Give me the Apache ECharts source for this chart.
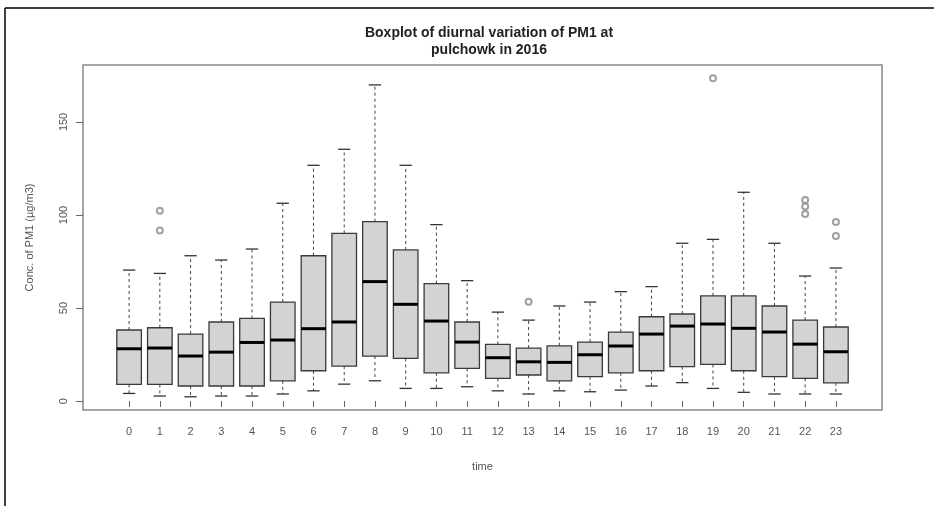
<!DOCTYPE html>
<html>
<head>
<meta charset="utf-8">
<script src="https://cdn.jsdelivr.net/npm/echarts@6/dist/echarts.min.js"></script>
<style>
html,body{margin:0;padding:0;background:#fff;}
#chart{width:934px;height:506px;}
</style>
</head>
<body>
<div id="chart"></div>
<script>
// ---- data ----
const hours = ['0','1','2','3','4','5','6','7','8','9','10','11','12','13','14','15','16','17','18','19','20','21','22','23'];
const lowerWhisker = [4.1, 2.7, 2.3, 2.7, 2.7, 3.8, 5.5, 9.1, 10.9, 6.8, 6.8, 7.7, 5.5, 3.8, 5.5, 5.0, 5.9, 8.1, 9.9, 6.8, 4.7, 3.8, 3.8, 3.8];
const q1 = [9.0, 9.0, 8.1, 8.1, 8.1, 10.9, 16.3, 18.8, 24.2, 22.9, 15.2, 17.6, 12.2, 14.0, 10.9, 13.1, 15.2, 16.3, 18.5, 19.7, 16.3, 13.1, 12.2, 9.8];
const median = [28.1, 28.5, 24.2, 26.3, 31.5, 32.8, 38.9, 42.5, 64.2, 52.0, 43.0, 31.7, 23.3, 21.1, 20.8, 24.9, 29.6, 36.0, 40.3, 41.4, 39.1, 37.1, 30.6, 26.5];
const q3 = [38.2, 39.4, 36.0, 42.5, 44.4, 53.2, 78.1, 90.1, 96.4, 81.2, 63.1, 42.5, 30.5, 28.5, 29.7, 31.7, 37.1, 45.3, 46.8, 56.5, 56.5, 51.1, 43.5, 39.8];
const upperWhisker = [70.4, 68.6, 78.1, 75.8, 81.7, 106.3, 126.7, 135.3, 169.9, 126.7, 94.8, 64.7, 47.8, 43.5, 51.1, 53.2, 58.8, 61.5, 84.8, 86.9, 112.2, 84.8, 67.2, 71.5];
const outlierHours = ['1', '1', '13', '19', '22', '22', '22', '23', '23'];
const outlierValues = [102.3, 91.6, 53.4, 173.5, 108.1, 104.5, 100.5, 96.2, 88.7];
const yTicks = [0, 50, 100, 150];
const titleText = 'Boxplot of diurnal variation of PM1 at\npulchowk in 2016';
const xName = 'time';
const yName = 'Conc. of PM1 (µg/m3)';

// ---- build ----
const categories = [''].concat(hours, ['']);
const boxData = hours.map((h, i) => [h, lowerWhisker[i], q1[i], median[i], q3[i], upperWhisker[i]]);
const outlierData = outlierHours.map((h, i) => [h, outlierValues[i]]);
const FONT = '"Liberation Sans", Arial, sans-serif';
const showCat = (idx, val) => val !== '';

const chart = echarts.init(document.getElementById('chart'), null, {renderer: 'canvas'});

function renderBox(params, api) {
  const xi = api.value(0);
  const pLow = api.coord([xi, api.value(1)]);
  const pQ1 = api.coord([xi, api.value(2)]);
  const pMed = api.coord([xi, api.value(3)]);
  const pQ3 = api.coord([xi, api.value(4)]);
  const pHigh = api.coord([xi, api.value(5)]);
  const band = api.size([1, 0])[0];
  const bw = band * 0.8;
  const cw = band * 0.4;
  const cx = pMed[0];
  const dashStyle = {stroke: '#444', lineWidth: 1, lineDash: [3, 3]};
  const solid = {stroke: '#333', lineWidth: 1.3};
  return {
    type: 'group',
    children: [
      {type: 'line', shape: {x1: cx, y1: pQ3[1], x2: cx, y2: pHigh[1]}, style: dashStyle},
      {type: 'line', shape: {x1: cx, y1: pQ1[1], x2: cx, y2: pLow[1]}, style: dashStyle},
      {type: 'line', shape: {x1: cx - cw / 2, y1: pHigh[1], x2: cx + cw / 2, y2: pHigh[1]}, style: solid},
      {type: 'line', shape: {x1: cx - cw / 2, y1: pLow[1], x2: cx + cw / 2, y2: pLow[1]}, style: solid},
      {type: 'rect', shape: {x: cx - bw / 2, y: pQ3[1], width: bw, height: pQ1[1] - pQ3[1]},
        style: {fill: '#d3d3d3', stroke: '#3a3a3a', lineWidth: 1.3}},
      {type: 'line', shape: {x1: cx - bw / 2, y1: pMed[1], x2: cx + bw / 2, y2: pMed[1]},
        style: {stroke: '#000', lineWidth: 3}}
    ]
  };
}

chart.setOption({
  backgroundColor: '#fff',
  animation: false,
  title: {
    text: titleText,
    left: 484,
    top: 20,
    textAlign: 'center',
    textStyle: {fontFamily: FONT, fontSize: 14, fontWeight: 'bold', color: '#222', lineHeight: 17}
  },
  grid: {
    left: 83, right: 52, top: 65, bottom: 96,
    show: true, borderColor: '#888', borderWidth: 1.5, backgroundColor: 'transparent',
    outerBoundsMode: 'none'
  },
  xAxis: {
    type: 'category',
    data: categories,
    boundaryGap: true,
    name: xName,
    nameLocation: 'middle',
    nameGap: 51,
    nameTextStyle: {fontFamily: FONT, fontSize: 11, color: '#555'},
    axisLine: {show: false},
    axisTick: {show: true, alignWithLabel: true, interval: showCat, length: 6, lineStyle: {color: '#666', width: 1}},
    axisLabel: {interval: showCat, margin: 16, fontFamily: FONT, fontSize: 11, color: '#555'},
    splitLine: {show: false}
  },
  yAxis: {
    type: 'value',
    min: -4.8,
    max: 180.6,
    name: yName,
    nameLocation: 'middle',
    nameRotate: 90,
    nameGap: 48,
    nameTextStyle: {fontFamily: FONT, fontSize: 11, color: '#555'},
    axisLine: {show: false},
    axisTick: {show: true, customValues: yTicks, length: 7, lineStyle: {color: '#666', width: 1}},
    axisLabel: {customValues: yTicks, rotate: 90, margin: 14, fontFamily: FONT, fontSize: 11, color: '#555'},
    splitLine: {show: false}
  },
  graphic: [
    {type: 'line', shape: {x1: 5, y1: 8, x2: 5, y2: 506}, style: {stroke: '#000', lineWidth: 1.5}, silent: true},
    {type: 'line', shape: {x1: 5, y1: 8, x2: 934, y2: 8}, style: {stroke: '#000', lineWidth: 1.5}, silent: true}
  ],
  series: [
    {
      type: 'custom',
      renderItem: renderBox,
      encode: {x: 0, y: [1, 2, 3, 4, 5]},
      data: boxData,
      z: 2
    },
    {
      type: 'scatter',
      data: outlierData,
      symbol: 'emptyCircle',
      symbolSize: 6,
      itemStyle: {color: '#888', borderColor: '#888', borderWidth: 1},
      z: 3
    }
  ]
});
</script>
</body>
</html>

========

Quote every line word for word and keep the images out of the copy.

Give me the Apache ECharts source for this chart.
<!DOCTYPE html>
<html>
<head>
<meta charset="utf-8">
<script src="https://cdn.jsdelivr.net/npm/echarts@6/dist/echarts.min.js"></script>
<style>
html,body{margin:0;padding:0;background:#fff;}
#chart{width:934px;height:506px;}
</style>
</head>
<body>
<div id="chart"></div>
<script>
// ---- data ----
const hours = ['0','1','2','3','4','5','6','7','8','9','10','11','12','13','14','15','16','17','18','19','20','21','22','23'];
const lowerWhisker = [4.1, 2.7, 2.3, 2.7, 2.7, 3.8, 5.5, 9.1, 10.9, 6.8, 6.8, 7.7, 5.5, 3.8, 5.5, 5.0, 5.9, 8.1, 9.9, 6.8, 4.7, 3.8, 3.8, 3.8];
const q1 = [9.0, 9.0, 8.1, 8.1, 8.1, 10.9, 16.3, 18.8, 24.2, 22.9, 15.2, 17.6, 12.2, 14.0, 10.9, 13.1, 15.2, 16.3, 18.5, 19.7, 16.3, 13.1, 12.2, 9.8];
const median = [28.1, 28.5, 24.2, 26.3, 31.5, 32.8, 38.9, 42.5, 64.2, 52.0, 43.0, 31.7, 23.3, 21.1, 20.8, 24.9, 29.6, 36.0, 40.3, 41.4, 39.1, 37.1, 30.6, 26.5];
const q3 = [38.2, 39.4, 36.0, 42.5, 44.4, 53.2, 78.1, 90.1, 96.4, 81.2, 63.1, 42.5, 30.5, 28.5, 29.7, 31.7, 37.1, 45.3, 46.8, 56.5, 56.5, 51.1, 43.5, 39.8];
const upperWhisker = [70.4, 68.6, 78.1, 75.8, 81.7, 106.3, 126.7, 135.3, 169.9, 126.7, 94.8, 64.7, 47.8, 43.5, 51.1, 53.2, 58.8, 61.5, 84.8, 86.9, 112.2, 84.8, 67.2, 71.5];
const outlierHours = ['1', '1', '13', '19', '22', '22', '22', '23', '23'];
const outlierValues = [102.3, 91.6, 53.4, 173.5, 108.1, 104.5, 100.5, 96.2, 88.7];
const yTicks = [0, 50, 100, 150];
const titleText = 'Boxplot of diurnal variation of PM1 at\npulchowk in 2016';
const xName = 'time';
const yName = 'Conc. of PM1 (µg/m3)';

// ---- build ----
const categories = [''].concat(hours, ['']);
const boxData = hours.map((h, i) => [h, lowerWhisker[i], q1[i], median[i], q3[i], upperWhisker[i]]);
const outlierData = outlierHours.map((h, i) => [h, outlierValues[i]]);
const FONT = '"Liberation Sans", Arial, sans-serif';
const showCat = (idx, val) => val !== '';

const chart = echarts.init(document.getElementById('chart'), null, {renderer: 'canvas'});

function renderBox(params, api) {
  const xi = api.value(0);
  const pLow = api.coord([xi, api.value(1)]);
  const pQ1 = api.coord([xi, api.value(2)]);
  const pMed = api.coord([xi, api.value(3)]);
  const pQ3 = api.coord([xi, api.value(4)]);
  const pHigh = api.coord([xi, api.value(5)]);
  const band = api.size([1, 0])[0];
  const bw = band * 0.8;
  const cw = band * 0.4;
  const cx = pMed[0];
  const dashStyle = {stroke: '#444', lineWidth: 1, lineDash: [3, 3]};
  const solid = {stroke: '#333', lineWidth: 1.3};
  return {
    type: 'group',
    children: [
      {type: 'line', shape: {x1: cx, y1: pQ3[1], x2: cx, y2: pHigh[1]}, style: dashStyle},
      {type: 'line', shape: {x1: cx, y1: pQ1[1], x2: cx, y2: pLow[1]}, style: dashStyle},
      {type: 'line', shape: {x1: cx - cw / 2, y1: pHigh[1], x2: cx + cw / 2, y2: pHigh[1]}, style: solid},
      {type: 'line', shape: {x1: cx - cw / 2, y1: pLow[1], x2: cx + cw / 2, y2: pLow[1]}, style: solid},
      {type: 'rect', shape: {x: cx - bw / 2, y: pQ3[1], width: bw, height: pQ1[1] - pQ3[1]},
        style: {fill: '#d3d3d3', stroke: '#3a3a3a', lineWidth: 1.3}},
      {type: 'line', shape: {x1: cx - bw / 2, y1: pMed[1], x2: cx + bw / 2, y2: pMed[1]},
        style: {stroke: '#000', lineWidth: 3}}
    ]
  };
}

chart.setOption({
  backgroundColor: '#fff',
  animation: false,
  title: {
    text: titleText,
    left: 484,
    top: 20,
    textAlign: 'center',
    textStyle: {fontFamily: FONT, fontSize: 14, fontWeight: 'bold', color: '#222', lineHeight: 17}
  },
  grid: {
    left: 83, right: 52, top: 65, bottom: 96,
    show: true, borderColor: '#888', borderWidth: 1.5, backgroundColor: 'transparent',
    outerBoundsMode: 'none'
  },
  xAxis: {
    type: 'category',
    data: categories,
    boundaryGap: true,
    name: xName,
    nameLocation: 'middle',
    nameGap: 51,
    nameTextStyle: {fontFamily: FONT, fontSize: 11, color: '#555'},
    axisLine: {show: false},
    axisTick: {show: true, alignWithLabel: true, interval: showCat, length: 6, lineStyle: {color: '#666', width: 1}},
    axisLabel: {interval: showCat, margin: 16, fontFamily: FONT, fontSize: 11, color: '#555'},
    splitLine: {show: false}
  },
  yAxis: {
    type: 'value',
    min: -4.8,
    max: 180.6,
    name: yName,
    nameLocation: 'middle',
    nameRotate: 90,
    nameGap: 48,
    nameTextStyle: {fontFamily: FONT, fontSize: 11, color: '#555'},
    axisLine: {show: false},
    axisTick: {show: true, customValues: yTicks, length: 7, lineStyle: {color: '#666', width: 1}},
    axisLabel: {customValues: yTicks, rotate: 90, margin: 14, fontFamily: FONT, fontSize: 11, color: '#555'},
    splitLine: {show: false}
  },
  graphic: [
    {type: 'line', shape: {x1: 5, y1: 8, x2: 5, y2: 506}, style: {stroke: '#000', lineWidth: 1.5}, silent: true},
    {type: 'line', shape: {x1: 5, y1: 8, x2: 934, y2: 8}, style: {stroke: '#000', lineWidth: 1.5}, silent: true}
  ],
  series: [
    {
      type: 'custom',
      renderItem: renderBox,
      encode: {x: 0, y: [1, 2, 3, 4, 5]},
      data: boxData,
      z: 2
    },
    {
      type: 'scatter',
      data: outlierData,
      symbol: 'emptyCircle',
      symbolSize: 6,
      itemStyle: {color: '#888', borderColor: '#888', borderWidth: 1},
      z: 3
    }
  ]
});
</script>
</body>
</html>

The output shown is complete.